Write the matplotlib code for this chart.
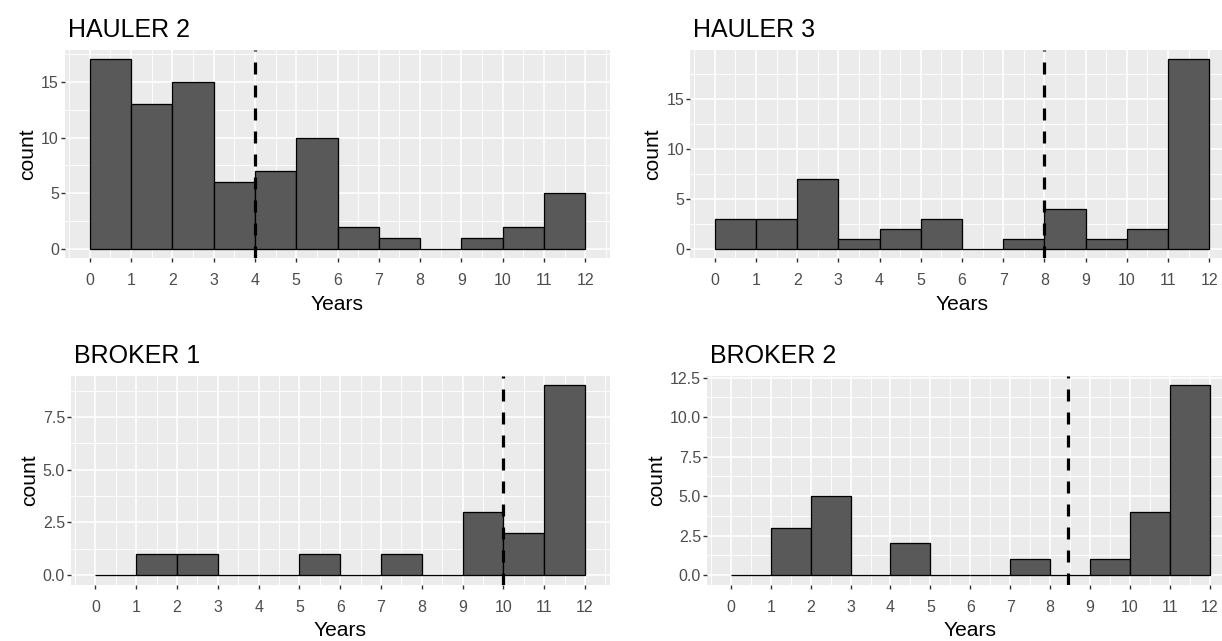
import numpy as np
import matplotlib
matplotlib.use("Agg")
import matplotlib.pyplot as plt
from matplotlib.ticker import MultipleLocator, FormatStrFormatter

plt.rcParams['font.family'] = ['Liberation Sans', 'DejaVu Sans']
plt.rcParams['lines.scale_dashes'] = False

# one-year bins from 0 to 12
bin_edges = list(range(0, 13))

hauler2_counts = [17, 13, 15, 6, 7, 10, 2, 1, 0, 1, 2, 5]
hauler3_counts = [3, 3, 7, 1, 2, 3, 0, 1, 4, 1, 2, 19]
broker1_counts = [0, 1, 1, 0, 0, 1, 0, 1, 0, 3, 2, 9]
broker2_counts = [0, 3, 5, 0, 2, 0, 0, 1, 0, 1, 4, 12]

titles = ['HAULER 2', 'HAULER 3', 'BROKER 1', 'BROKER 2']
cutoffs = [4, 8, 10, 8.45]
y_steps = [5, 5, 2.5, 2.5]
y_formats = ['%d', '%d', '%.1f', '%.1f']

W, H = 1222, 641

# panel boxes in pixels: left, top, right, bottom
boxes = [
    (65, 50, 610, 258.5),
    (690, 50, 1234, 258.5),
    (71, 376, 609.5, 584.5),
    (707, 376, 1233.5, 584.5),
]

PANEL = '#EBEBEB'
BAR = '#595959'
TXT = '#4D4D4D'


def px(v):
    # pixels to points at 100 dpi
    return v * 0.72


def draw_panel(ax, counts, title, cutoff, step, fmt):
    ax.set_facecolor(PANEL)
    for s in ax.spines.values():
        s.set_visible(False)

    edges = np.array(bin_edges)
    ax.bar(edges[:-1], counts, width=1, align='edge', color=BAR,
           edgecolor='black', linewidth=px(1.3), zorder=3)

    vl = ax.axvline(cutoff, color='black', linewidth=px(3.2), zorder=4)
    vl.set_dashes([px(12), px(11)])

    top = max(counts)
    ax.set_xlim(-0.6, 12.6)
    ax.set_ylim(-0.05 * top, 1.05 * top)

    ax.xaxis.set_major_locator(MultipleLocator(1))
    ax.xaxis.set_minor_locator(MultipleLocator(0.5))
    ax.yaxis.set_major_locator(MultipleLocator(step))
    ax.yaxis.set_minor_locator(MultipleLocator(step / 2))
    ax.yaxis.set_major_formatter(FormatStrFormatter(fmt))

    ax.grid(which='major', color='white', linewidth=px(1.6), zorder=0)
    ax.grid(which='minor', color='white', linewidth=px(0.9), zorder=0)
    ax.set_axisbelow(True)

    ax.tick_params(which='major', length=px(4), width=px(1.4), color='#333333',
                   labelcolor=TXT, labelsize=px(16))
    ax.tick_params(axis='x', pad=px(11))
    ax.tick_params(axis='y', pad=px(2))
    ax.tick_params(which='minor', length=0)

    ax.set_xlabel('Years', fontsize=px(21), labelpad=px(7))
    ax.set_ylabel('count', fontsize=px(21), labelpad=px(4))
    ax.set_title(title, loc='left', fontsize=px(25), pad=px(13), x=0.005)


fig = plt.figure(figsize=(W / 100, H / 100), dpi=100)
all_counts = [hauler2_counts, hauler3_counts, broker1_counts, broker2_counts]
for i in range(4):
    l, t, r, b = boxes[i]
    ax = fig.add_axes([l / W, 1 - b / H, (r - l) / W, (b - t) / H])
    draw_panel(ax, all_counts[i], titles[i], cutoffs[i], y_steps[i], y_formats[i])

fig.savefig('out.png', dpi=100)
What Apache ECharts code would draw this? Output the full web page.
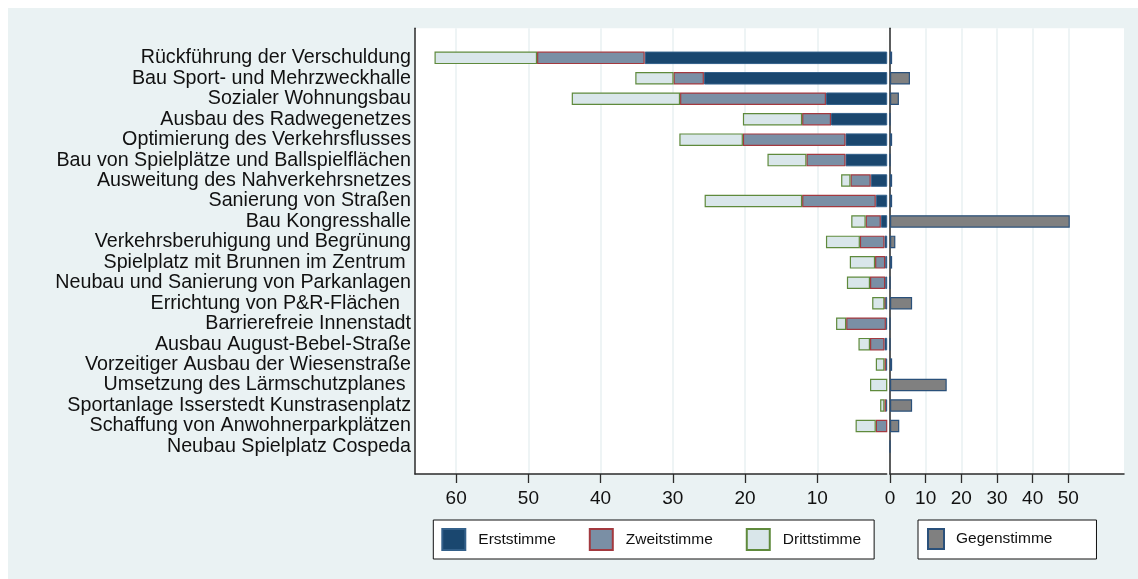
++++++++++++++++++++
Take the material above from its first line through the line holding "ax.set_ylim(-0.05 * top, 1.05 * top)" and set it down exactly, without the pictures.

Write the matplotlib code for this chart.
import numpy as np
import matplotlib
matplotlib.use("Agg")
import matplotlib.pyplot as plt
from matplotlib.ticker import MultipleLocator, FormatStrFormatter

plt.rcParams['font.family'] = ['Liberation Sans', 'DejaVu Sans']
plt.rcParams['lines.scale_dashes'] = False

# one-year bins from 0 to 12
bin_edges = list(range(0, 13))

hauler2_counts = [17, 13, 15, 6, 7, 10, 2, 1, 0, 1, 2, 5]
hauler3_counts = [3, 3, 7, 1, 2, 3, 0, 1, 4, 1, 2, 19]
broker1_counts = [0, 1, 1, 0, 0, 1, 0, 1, 0, 3, 2, 9]
broker2_counts = [0, 3, 5, 0, 2, 0, 0, 1, 0, 1, 4, 12]

titles = ['HAULER 2', 'HAULER 3', 'BROKER 1', 'BROKER 2']
cutoffs = [4, 8, 10, 8.45]
y_steps = [5, 5, 2.5, 2.5]
y_formats = ['%d', '%d', '%.1f', '%.1f']

W, H = 1222, 641

# panel boxes in pixels: left, top, right, bottom
boxes = [
    (65, 50, 610, 258.5),
    (690, 50, 1234, 258.5),
    (71, 376, 609.5, 584.5),
    (707, 376, 1233.5, 584.5),
]

PANEL = '#EBEBEB'
BAR = '#595959'
TXT = '#4D4D4D'


def px(v):
    # pixels to points at 100 dpi
    return v * 0.72


def draw_panel(ax, counts, title, cutoff, step, fmt):
    ax.set_facecolor(PANEL)
    for s in ax.spines.values():
        s.set_visible(False)

    edges = np.array(bin_edges)
    ax.bar(edges[:-1], counts, width=1, align='edge', color=BAR,
           edgecolor='black', linewidth=px(1.3), zorder=3)

    vl = ax.axvline(cutoff, color='black', linewidth=px(3.2), zorder=4)
    vl.set_dashes([px(12), px(11)])

    top = max(counts)
    ax.set_xlim(-0.6, 12.6)
    ax.set_ylim(-0.05 * top, 1.05 * top)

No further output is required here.